═════ EXTRACTED INFORMATION

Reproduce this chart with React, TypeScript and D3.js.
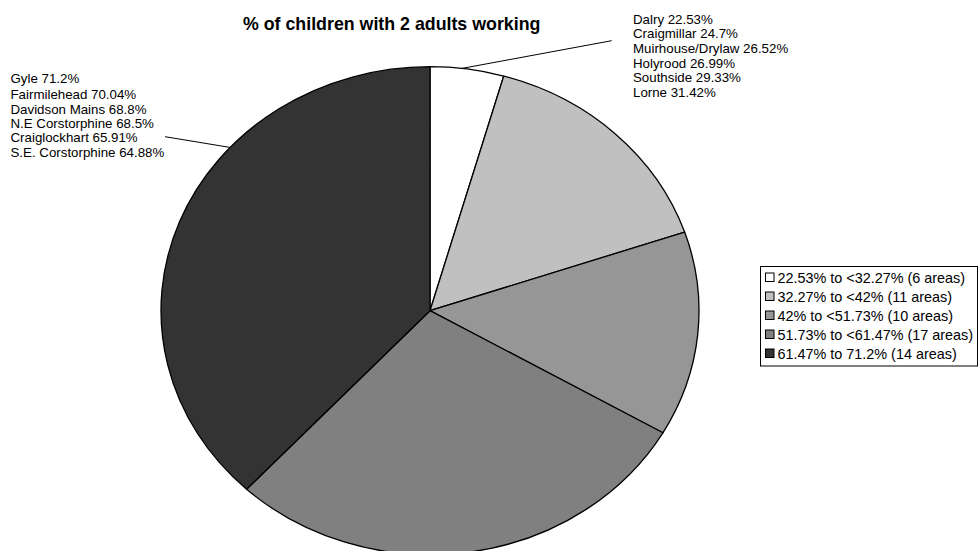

══════════
═════ EXTRACTED INFORMATION

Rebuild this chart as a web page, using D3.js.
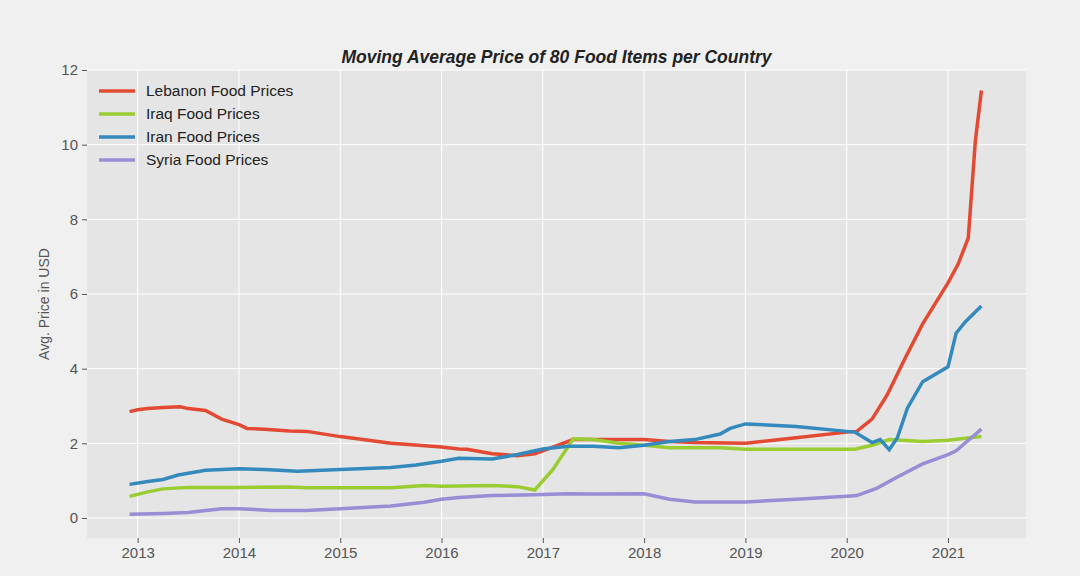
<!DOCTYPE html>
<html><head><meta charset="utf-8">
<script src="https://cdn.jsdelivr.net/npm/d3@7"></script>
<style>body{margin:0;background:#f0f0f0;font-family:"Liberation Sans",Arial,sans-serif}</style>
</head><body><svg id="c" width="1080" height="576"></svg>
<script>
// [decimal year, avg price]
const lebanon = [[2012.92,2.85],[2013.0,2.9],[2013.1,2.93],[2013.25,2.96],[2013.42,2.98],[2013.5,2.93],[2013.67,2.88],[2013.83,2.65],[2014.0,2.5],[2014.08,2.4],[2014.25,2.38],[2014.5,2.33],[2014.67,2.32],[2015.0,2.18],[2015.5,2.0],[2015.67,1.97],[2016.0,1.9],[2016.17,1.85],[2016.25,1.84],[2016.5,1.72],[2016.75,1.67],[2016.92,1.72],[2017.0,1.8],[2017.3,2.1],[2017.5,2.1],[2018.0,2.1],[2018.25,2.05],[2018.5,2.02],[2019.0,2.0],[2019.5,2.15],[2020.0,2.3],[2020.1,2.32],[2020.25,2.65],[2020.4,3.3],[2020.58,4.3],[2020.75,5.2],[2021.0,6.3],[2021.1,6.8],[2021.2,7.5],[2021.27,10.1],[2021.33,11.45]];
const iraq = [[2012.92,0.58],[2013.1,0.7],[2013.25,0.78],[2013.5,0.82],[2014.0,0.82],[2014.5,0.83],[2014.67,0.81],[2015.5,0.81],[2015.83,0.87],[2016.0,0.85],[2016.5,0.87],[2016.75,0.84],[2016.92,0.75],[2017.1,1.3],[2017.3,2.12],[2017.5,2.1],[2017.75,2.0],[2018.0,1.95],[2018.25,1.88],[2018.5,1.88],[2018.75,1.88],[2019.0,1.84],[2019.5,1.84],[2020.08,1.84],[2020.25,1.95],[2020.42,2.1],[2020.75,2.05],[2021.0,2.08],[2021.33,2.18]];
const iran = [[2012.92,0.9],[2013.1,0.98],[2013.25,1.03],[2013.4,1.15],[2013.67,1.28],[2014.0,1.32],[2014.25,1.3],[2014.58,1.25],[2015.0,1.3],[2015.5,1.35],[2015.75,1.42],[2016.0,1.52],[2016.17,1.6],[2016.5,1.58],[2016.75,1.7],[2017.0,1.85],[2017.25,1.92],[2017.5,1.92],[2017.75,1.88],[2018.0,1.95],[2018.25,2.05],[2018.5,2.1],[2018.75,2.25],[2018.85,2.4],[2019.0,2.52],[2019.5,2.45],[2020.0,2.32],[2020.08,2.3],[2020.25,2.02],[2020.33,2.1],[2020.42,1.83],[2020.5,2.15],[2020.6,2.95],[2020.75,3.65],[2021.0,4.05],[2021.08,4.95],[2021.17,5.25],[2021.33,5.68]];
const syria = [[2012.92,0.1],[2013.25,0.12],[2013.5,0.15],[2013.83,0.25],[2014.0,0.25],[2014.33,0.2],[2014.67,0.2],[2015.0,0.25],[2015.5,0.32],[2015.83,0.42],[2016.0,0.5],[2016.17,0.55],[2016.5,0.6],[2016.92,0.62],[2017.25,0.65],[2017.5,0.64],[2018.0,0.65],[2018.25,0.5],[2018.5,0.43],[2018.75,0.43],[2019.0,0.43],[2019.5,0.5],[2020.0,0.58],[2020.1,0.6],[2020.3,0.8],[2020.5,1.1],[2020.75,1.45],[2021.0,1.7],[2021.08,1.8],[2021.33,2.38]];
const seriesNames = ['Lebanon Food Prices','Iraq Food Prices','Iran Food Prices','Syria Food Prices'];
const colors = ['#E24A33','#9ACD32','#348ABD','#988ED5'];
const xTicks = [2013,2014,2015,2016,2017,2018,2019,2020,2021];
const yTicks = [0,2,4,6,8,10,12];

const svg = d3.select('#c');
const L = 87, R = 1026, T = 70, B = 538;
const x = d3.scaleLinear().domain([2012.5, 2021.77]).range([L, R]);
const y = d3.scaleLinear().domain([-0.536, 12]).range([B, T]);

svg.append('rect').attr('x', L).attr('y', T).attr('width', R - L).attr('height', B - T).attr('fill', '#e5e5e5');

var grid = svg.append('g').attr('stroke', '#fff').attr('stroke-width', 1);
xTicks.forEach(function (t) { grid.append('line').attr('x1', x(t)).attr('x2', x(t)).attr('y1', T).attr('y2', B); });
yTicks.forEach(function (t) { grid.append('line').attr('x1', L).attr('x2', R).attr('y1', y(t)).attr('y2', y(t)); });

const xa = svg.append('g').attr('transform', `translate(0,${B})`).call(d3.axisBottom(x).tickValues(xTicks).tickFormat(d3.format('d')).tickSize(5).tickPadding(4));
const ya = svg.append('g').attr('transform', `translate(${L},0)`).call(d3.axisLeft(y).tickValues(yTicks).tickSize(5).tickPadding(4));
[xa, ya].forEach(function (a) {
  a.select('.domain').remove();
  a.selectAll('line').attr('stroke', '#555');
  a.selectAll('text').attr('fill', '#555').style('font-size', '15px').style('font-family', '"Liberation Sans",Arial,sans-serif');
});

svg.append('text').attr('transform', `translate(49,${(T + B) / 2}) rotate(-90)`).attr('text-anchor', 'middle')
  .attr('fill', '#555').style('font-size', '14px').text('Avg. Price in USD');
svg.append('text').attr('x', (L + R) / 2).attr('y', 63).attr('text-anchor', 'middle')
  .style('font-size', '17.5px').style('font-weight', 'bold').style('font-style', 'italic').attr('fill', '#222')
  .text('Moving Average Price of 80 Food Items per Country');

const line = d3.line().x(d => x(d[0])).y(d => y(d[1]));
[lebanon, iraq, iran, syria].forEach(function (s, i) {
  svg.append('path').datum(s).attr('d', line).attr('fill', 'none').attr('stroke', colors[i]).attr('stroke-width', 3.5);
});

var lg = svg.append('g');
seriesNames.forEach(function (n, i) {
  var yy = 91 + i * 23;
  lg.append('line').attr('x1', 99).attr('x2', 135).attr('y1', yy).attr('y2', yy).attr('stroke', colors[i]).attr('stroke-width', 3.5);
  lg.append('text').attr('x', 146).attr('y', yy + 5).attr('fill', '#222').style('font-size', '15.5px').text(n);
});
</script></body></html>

══════════
═════ EXTRACTED INFORMATION

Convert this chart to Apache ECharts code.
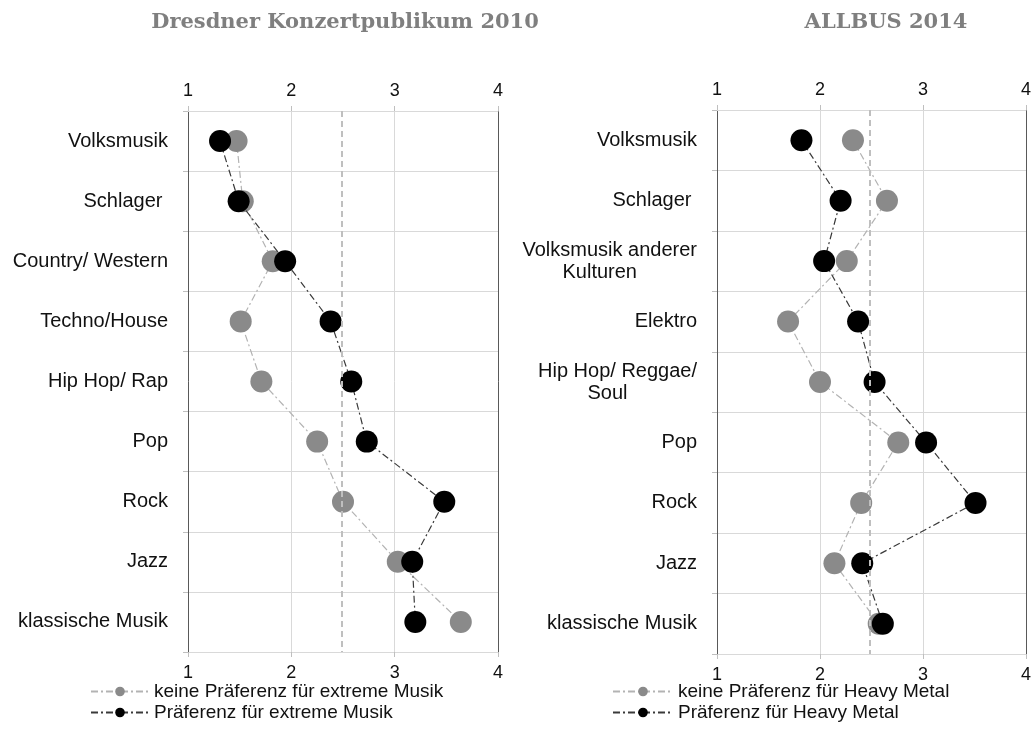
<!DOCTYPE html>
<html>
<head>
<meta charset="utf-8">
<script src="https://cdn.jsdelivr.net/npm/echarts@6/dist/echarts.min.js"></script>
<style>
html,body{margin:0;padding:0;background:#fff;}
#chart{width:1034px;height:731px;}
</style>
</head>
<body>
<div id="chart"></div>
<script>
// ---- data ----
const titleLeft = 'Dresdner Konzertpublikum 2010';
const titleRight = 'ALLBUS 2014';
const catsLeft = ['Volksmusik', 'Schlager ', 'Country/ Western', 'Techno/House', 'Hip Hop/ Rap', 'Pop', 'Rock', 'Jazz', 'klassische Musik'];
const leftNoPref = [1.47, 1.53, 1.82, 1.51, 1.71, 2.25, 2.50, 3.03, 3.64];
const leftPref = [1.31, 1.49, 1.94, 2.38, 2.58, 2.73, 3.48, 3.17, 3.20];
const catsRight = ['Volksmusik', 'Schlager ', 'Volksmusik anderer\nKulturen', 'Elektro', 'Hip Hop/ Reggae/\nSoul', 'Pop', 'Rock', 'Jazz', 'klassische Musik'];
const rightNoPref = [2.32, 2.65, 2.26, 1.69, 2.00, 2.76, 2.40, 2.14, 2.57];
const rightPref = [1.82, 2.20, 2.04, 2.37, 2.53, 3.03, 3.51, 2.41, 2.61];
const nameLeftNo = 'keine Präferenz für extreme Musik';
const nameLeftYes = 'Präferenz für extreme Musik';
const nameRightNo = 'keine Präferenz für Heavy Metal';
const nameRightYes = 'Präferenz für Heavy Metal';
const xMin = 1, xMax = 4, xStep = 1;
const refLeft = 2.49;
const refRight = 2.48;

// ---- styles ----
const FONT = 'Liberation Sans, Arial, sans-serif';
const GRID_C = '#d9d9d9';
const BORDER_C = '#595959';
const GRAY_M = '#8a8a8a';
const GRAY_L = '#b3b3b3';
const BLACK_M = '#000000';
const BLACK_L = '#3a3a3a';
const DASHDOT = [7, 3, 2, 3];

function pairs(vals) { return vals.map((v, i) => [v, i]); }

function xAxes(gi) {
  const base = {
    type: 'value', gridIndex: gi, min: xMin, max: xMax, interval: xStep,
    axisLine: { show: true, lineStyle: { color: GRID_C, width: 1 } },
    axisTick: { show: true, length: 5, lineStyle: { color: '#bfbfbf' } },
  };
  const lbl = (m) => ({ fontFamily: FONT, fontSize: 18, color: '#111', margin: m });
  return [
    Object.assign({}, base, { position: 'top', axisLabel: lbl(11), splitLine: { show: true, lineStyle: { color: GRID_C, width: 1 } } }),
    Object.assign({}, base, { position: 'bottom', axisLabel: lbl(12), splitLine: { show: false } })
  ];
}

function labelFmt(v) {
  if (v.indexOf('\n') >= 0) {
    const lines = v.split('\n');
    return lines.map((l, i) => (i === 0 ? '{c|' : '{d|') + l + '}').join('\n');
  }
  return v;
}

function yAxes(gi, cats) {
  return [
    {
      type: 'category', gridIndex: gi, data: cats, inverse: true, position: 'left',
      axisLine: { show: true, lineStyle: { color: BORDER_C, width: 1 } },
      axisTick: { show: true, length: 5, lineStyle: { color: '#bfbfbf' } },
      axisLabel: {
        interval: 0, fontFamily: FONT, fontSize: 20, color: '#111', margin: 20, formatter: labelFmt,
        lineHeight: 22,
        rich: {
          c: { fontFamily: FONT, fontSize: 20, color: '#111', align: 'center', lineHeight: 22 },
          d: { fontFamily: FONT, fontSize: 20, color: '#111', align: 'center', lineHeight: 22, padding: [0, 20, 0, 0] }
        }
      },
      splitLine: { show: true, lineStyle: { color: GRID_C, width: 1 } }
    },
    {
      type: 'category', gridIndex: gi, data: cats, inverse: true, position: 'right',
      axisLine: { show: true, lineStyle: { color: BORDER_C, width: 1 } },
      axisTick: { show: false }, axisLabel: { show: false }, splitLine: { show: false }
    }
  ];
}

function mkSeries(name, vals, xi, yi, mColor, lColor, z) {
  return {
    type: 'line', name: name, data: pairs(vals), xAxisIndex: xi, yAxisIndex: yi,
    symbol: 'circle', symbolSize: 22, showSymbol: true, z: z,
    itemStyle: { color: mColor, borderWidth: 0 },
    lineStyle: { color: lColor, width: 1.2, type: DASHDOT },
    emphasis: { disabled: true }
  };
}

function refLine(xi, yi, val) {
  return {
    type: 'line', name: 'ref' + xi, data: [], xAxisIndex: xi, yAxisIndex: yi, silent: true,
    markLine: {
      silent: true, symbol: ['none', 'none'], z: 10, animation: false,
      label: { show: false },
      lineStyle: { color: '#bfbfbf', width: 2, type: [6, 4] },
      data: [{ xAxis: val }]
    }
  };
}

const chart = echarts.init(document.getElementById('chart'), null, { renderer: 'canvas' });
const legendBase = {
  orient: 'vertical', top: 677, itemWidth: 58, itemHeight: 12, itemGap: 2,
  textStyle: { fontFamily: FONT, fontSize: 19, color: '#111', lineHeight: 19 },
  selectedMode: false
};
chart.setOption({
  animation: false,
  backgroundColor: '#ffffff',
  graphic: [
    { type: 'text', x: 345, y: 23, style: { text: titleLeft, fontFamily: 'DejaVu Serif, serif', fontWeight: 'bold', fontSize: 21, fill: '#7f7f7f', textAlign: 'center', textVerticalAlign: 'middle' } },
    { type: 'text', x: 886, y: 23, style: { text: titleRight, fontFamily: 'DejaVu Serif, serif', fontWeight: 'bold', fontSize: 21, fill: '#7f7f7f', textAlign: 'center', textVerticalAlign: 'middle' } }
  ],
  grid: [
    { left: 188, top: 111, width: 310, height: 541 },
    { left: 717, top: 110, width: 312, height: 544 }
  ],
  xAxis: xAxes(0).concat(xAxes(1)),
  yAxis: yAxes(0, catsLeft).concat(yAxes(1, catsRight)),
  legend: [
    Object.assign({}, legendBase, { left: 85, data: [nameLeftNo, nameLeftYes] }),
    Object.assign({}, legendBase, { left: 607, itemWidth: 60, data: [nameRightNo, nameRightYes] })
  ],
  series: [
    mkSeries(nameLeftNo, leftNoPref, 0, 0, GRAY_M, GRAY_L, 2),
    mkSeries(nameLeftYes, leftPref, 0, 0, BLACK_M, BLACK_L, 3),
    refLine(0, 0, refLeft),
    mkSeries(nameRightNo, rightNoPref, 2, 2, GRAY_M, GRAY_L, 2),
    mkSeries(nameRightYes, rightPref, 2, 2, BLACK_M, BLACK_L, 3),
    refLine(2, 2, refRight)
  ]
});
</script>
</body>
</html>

══════════

▶ [WRITTEN PROBLEM]: Search the listing for the string "this". Copy each line where it turns up.

▶ [SOLUTION]:
Reproduce this chart with React, TypeScript and D3.js.
Rebuild this chart as a web page, using D3.js.
Convert this chart to Apache ECharts code.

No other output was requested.